Eventually the waste hauler is bought out by another person who discovers the drivers of the garbage trucks have been telling the landfill that all the garbage they dump there came from this city even though the hauler picks up waste from other communities. This city ended up paying for waste from other cities to the tune of about $300,000 that could be documented. Fortunately the new owner agreed to pay it back over time. But now the city is obligated to hire this particular hauler for fear of not getting their money in the future. And even worse, the hauler will not divulge the amount of waste taken each day out of this community – there is no provision requiring him to.

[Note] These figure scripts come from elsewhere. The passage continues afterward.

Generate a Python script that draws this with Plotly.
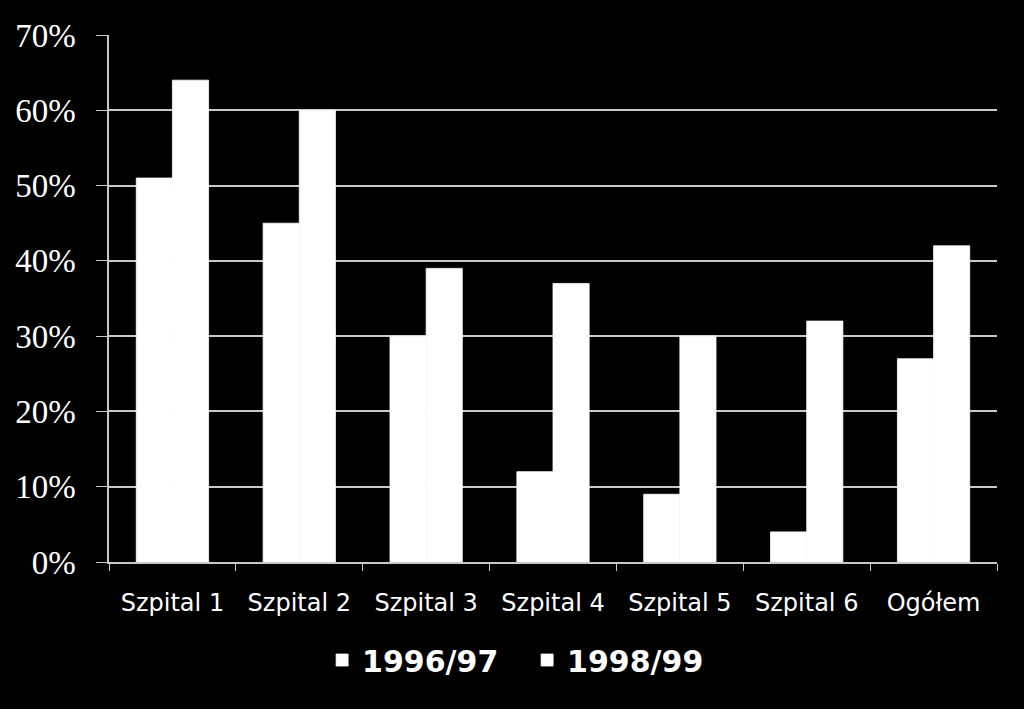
import plotly.graph_objects as go

categories = ["Szpital 1", "Szpital 2", "Szpital 3", "Szpital 4", "Szpital 5", "Szpital 6", "Ogółem"]
series_names = ["1996/97", "1998/99"]
values_9697 = [51, 45, 30, 12, 9, 4, 27]
values_9899 = [64, 60, 39, 37, 30, 32, 42]
y_tickvals = [0, 10, 20, 30, 40, 50, 60, 70]
y_ticktext = [f"{v}%" for v in y_tickvals]

fig = go.Figure()
for name, vals in zip(series_names, [values_9697, values_9899]):
    fig.add_trace(go.Bar(x=categories, y=vals, name=name,
                         marker=dict(color="white", line=dict(width=0.8, color="white"))))

fig.update_layout(
    width=1024, height=709,
    paper_bgcolor="black", plot_bgcolor="black",
    margin=dict(l=109, r=27, t=35, b=147),
    barmode="group", bargap=0.43, bargroupgap=0,
    showlegend=True,
    legend=dict(orientation="h", x=0.24, xanchor="left", y=-0.186, yanchor="middle",
                font=dict(family="DejaVu Sans, sans-serif", size=30, color="white", weight="bold"),
                itemwidth=30, entrywidth=160, bgcolor="rgba(0,0,0,0)"),
    font=dict(color="white"),
)
fig.update_xaxes(
    showline=True, linecolor="#c8c8c8", linewidth=1.5,
    ticks="outside", tickson="boundaries", ticklen=7, tickcolor="#c8c8c8",
    tickfont=dict(family="DejaVu Sans, sans-serif", size=24, color="white"),
    ticklabelstandoff=18,
    showgrid=False,
)
fig.update_yaxes(
    range=[0, 70], tickvals=y_tickvals, ticktext=y_ticktext,
    showline=True, linecolor="#c8c8c8", linewidth=1.5,
    ticks="outside", ticklen=11, tickcolor="#c8c8c8",
    showgrid=True, gridcolor="#c8c8c8", gridwidth=1.5,
    tickfont=dict(family="Liberation Serif, serif", size=33, color="white"),
    ticklabelstandoff=14,
    zeroline=False,
)
fig.write_html("out.html", config={"displayModeBar": False},
               post_script="document.body.style.margin='0';document.body.style.background='black';")
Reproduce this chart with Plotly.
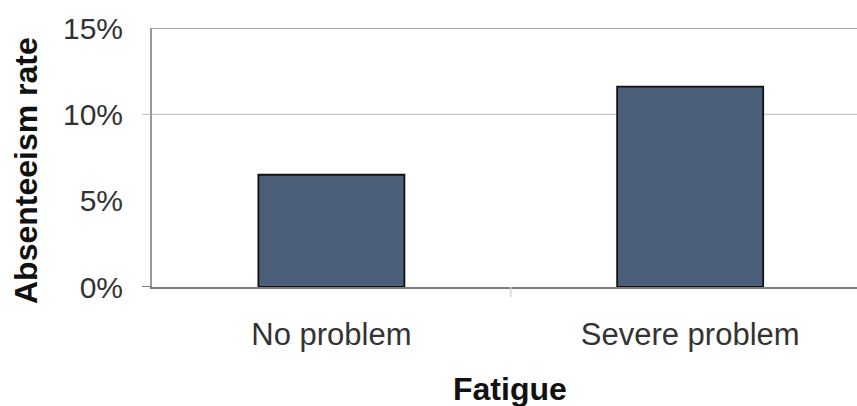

Nor can any citizen ask for it because FOIA rules do not cover a private entity.
I could go on and on with examples but will leave it at that since this post is already long enough!
So what is the answer? Is all privatization bad?
I realize some of these examples are worse extremes, but two of the examples relate what has already been experienced by at least two communities. Are there success stories? Yes, most definitely. But as the say, “the devil is in the details.”
So most definitely privatization can work, but not in all cases and not at all if the agreements are poorly written.
If politicians do not have an adequate business background to cut privatization deals, they need to find someone who does to ensure all the issues and potential risks are addressed. And if the risks do not outweigh the upfront payoff, privatization of the asset must not be approved. Because at the end of the day, the citizens are the ones who will be paying the tab for a failed or poorly executed deal.